Dari Redaksi

Masak Besar

masak-besar

Lebaran memang sudah berakhir, namun ragam makanan di rumah masih banyak dan tertata rapi di meja, bahkan ada sebagian di simpan di kamar. Kalau melihat banyaknya makanan di rumah seperti ini, kami pasti teringat pada Bapak.

Bapak suka sekali nyemil sambil nonton TV. Namun, lebaran kali ini, Bapak sudah tidak ada bersama kami, beliau sudah dipanggil Tuhan. Jadi, ragam makanan yang banyak ini harus kami habiskan bersama.

Sebenarnya tidak hanya saat lebaran saja makanan di rumah berlimpah. Hampir tiap hari makanan selalu berlimpah di rumah. Ada dua alasan untuk itu, pertama, di rumah ada 8 orang anggota keluarga. Kedua, supaya bisa diberikan ke orang lain. Point kedua inilah yang membuat saya teringat saat masih kecil. Saya pernah menangis gara-gara tidak dikasih makanan oleh teman sepermainan yang rumahnya di sebelah rumah saya. Saat mama datang, mama langsung bilang jika mama akan membuat jajanan yang banyak biar saya tidak menangis lagi. Dan, benar saja, sesampainya di rumah, mama memasak ragam makanan dengan porsi besar.

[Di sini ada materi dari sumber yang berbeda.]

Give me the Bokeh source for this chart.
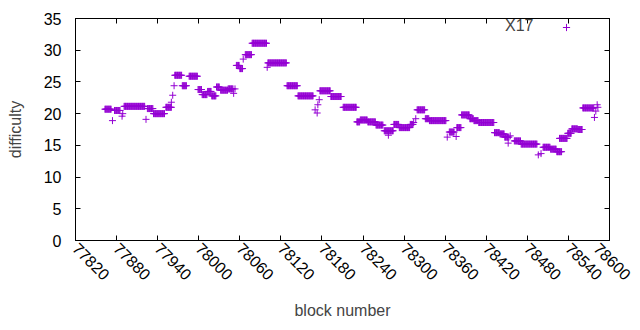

Sampai sekarangpun, mama pasti selalu memasak dalam porsi besar. Karena dengan porsi yang besar itu, selain keluarga yang makan, bisa juga dibagikan ke para tetangga. Begitu pula lebaran saat ini, mama tetap membuat masakan dengan porsi besar. Sampai-sampai ada tetangga yang bilang “Kaya dwegawe bae, ngadug-ngadug masake ( seperti mau hajatan saja, masaknya banyak )”.

Sejak kecil mama memang sudah familiar dengan dapur. Hampir semua masakan dibuat sendiri, sebisa mungkin tidak membeli masakan dari luar. Beberapa masakan mama terbit di portal www.rasamasa.com seperti, kastengel dan sayur serai. Kastengel bisa dilihat di http://localhost:81/rasamasa_live/resep/kastengel/. Sayur serai dapat dilihat di http://localhost:81/rasamasa_live/resep/sayur-serai/. Karena keahlian memasak mama ini, kalau ada hajatan di kampung, mama pasti selalu dimintai tolong untuk membantu memasak hidangan untuk dibawa pulang oleh tamu undangan.

Setelah saya besar dan tinggal di Jakarta, saya sempat menghadiri beberapa hajatan teman. Saya perhatikan hajatannya pasti menggunakan catering. Saya sendiri saat di kampong, lebih familiar dengan hajatan yang masak besarnya dilakukan sendiri, dalam arti si pemilik hajatan yang memasak.

Saat adik saya sunat, misalnya, selain para ayah yang membangun tenda, para ibu mulai dari saudara hingga tetangga datang untuk membantu. Tradisi hajatan di kampung memang beda, para undangan yang datang hajatan membawa beras 2 atau 3 liter. Setelah itu, mereka akan duduk sebentar sambil memakan hidangan yang disajikan oleh tuan rumah. Seperti, dodol, rengginang, peyek, keripik pisang, kembang goyang, hingga sagon bubuk atau kacang kulit sangrai. Saat mereka pulang, keranjang berisi beras tadi, akan diisi dengan masakan yang sudah matang, seperti nasi, sambal goreng kentang, telur rebus, tempe, dan tahu goreng. Dalam satu hari ratusan orang datang, jadi bagi para ibu yang memasak di dapur pun sudah siap dari subuh hingga selesai sekitar pukul 10 malam.

Masak besar dirumah memang tidak untuk hajatan, namun mama selalu masak dalam jumlah besar. Saat saya tanya kenapa masak banyak, mama bilang untuk mengantar ke saudara-saudara dan para tetangga yang sudah mengantarkan makanan juga ke rumah. Sehingga kita dapat bersyukur atas kelebihan yang bisa dinikmati bersama-sama.